In anesthetized young adult and aged rats, LMN-NKA was equally effective in increasing colorectal pressure, and SCI did not change the drug-induced pressure response. The LMN-NKA induced increase in colorectal pressure at higher doses often expelled the colorectal balloon catheter, making it difficult to record the pressures. NK2Rs have also been reported on the internal anal sphincter, and therefore an NK2R agonist might theoretically induce anorectal dyssynergia [26]. However, preliminary studies have shown robust defecation in intact aged rats and young adult chronic SCI rats, suggesting minimal, if any, drug-induced contraction of the anal sphincter ([16] and Lesley Marson, personal communication, September 2020). In addition, no attenuation nor sensitization of NK2R-induced defecation was seen after 30 days repeated administration of LMN-NKA in young rats with SCI [16]. Unpublished observations from our laboratory indicate that NK2R agonist-induced colorectal contractions are accompanied by anal relaxation in the rat, consistent with activation of intrinsic rectoanal inhibitory reflexes (Lesley Marson, personal communication, September 2020).

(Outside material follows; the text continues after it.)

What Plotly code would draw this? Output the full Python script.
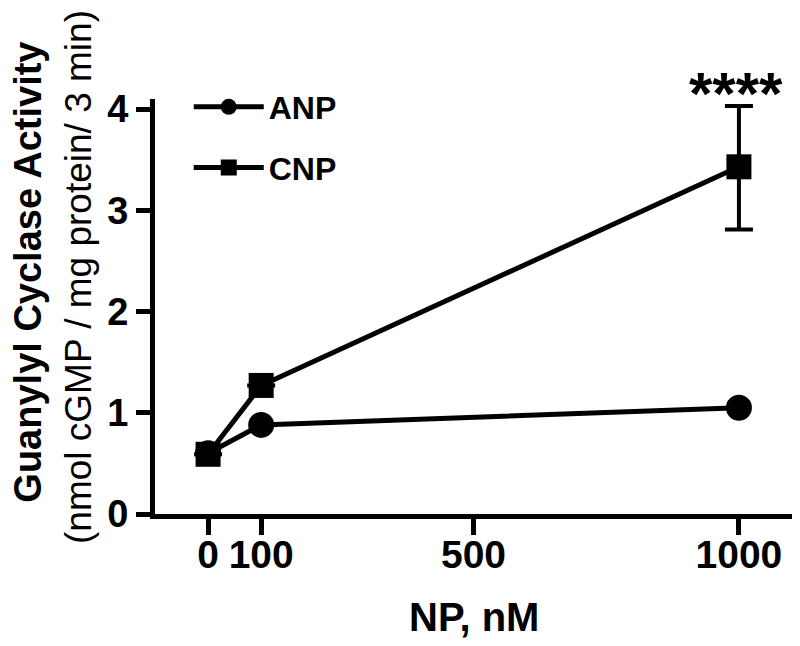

While our current and prior studies have not shown any obvious sex difference in NK2R agonist-induced defecation in rats, this should be examined further in human subjects. NK2R expression in the colon may increase with age in post-menopausal women, and NK2R mediated contractions were greater in human colon preparations from females compared to male subjects [27]. While administration of LMN-NKA did not increase blood pressure in young adult or aged T3 SCI rats, future studies should monitor cardiovascular parameters in the elderly and individuals with SCI above T6 who may be at risk of developing autonomic dysreflexia.

Conclusions

Despite morphological changes and increased bladder capacity after SCI and with aging, NK2R agonist-induced bladder and colorectal contractions were of sufficient strength to produce efficient voiding and colorectal pressure increases that are predicted to induce defecation. As expected for an agent producing direct smooth muscle contraction, the level of the SCI (T3 vs. T9) did not alter NK2R-induced bladder contraction or VE. These studies support the concept that selective NK2R agonists have potential as a novel class of therapeutics to produce on-demand urination and defecation in the aged SCI population.

Data archiving

The datasets analyzed during the current study are available from the corresponding author on reasonable request.